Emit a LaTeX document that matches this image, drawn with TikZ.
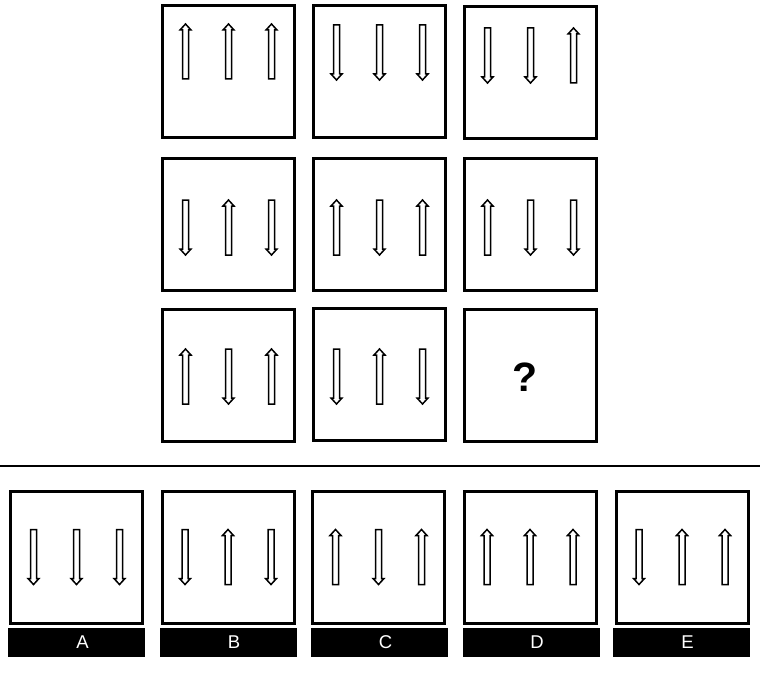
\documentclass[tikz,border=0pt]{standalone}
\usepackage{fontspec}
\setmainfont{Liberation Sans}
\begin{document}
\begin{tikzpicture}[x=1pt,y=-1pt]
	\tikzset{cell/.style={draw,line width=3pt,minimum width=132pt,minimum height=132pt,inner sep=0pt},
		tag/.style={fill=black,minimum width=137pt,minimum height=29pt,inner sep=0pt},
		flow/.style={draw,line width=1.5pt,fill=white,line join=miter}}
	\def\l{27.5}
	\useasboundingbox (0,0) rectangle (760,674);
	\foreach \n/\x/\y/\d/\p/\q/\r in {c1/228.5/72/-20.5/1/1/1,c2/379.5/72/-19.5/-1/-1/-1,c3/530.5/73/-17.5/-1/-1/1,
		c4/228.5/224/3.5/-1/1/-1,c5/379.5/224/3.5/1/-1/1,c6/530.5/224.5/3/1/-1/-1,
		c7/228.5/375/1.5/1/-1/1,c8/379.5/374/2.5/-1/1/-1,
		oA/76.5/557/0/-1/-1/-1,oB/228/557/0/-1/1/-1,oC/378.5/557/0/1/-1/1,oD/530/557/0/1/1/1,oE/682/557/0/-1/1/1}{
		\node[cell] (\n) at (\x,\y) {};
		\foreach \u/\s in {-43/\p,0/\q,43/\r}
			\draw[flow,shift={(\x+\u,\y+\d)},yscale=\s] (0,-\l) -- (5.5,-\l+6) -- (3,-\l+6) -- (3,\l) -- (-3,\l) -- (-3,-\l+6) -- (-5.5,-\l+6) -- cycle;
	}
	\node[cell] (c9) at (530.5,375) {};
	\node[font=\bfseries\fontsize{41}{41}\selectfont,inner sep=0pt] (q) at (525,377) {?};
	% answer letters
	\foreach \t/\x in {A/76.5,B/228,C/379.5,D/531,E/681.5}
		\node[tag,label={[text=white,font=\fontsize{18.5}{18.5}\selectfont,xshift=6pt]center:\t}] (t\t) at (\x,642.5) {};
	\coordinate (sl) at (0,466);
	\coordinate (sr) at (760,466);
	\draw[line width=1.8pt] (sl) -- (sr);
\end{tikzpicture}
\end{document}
###
• **GIVEN PROBLEM**
Write out again every line above exactly as given; the pictures do not belong in the copy.

• **FINISHED EXERCISE**
Emit a LaTeX document that matches this image, drawn with TikZ.
\documentclass[tikz,border=0pt]{standalone}
\usepackage{fontspec}
\setmainfont{Liberation Sans}
\begin{document}
\begin{tikzpicture}[x=1pt,y=-1pt]
	\tikzset{cell/.style={draw,line width=3pt,minimum width=132pt,minimum height=132pt,inner sep=0pt},
		tag/.style={fill=black,minimum width=137pt,minimum height=29pt,inner sep=0pt},
		flow/.style={draw,line width=1.5pt,fill=white,line join=miter}}
	\def\l{27.5}
	\useasboundingbox (0,0) rectangle (760,674);
	\foreach \n/\x/\y/\d/\p/\q/\r in {c1/228.5/72/-20.5/1/1/1,c2/379.5/72/-19.5/-1/-1/-1,c3/530.5/73/-17.5/-1/-1/1,
		c4/228.5/224/3.5/-1/1/-1,c5/379.5/224/3.5/1/-1/1,c6/530.5/224.5/3/1/-1/-1,
		c7/228.5/375/1.5/1/-1/1,c8/379.5/374/2.5/-1/1/-1,
		oA/76.5/557/0/-1/-1/-1,oB/228/557/0/-1/1/-1,oC/378.5/557/0/1/-1/1,oD/530/557/0/1/1/1,oE/682/557/0/-1/1/1}{
		\node[cell] (\n) at (\x,\y) {};
		\foreach \u/\s in {-43/\p,0/\q,43/\r}
			\draw[flow,shift={(\x+\u,\y+\d)},yscale=\s] (0,-\l) -- (5.5,-\l+6) -- (3,-\l+6) -- (3,\l) -- (-3,\l) -- (-3,-\l+6) -- (-5.5,-\l+6) -- cycle;
	}
	\node[cell] (c9) at (530.5,375) {};
	\node[font=\bfseries\fontsize{41}{41}\selectfont,inner sep=0pt] (q) at (525,377) {?};
	% answer letters
	\foreach \t/\x in {A/76.5,B/228,C/379.5,D/531,E/681.5}
		\node[tag,label={[text=white,font=\fontsize{18.5}{18.5}\selectfont,xshift=6pt]center:\t}] (t\t) at (\x,642.5) {};
	\coordinate (sl) at (0,466);
	\coordinate (sr) at (760,466);
	\draw[line width=1.8pt] (sl) -- (sr);
\end{tikzpicture}
\end{document}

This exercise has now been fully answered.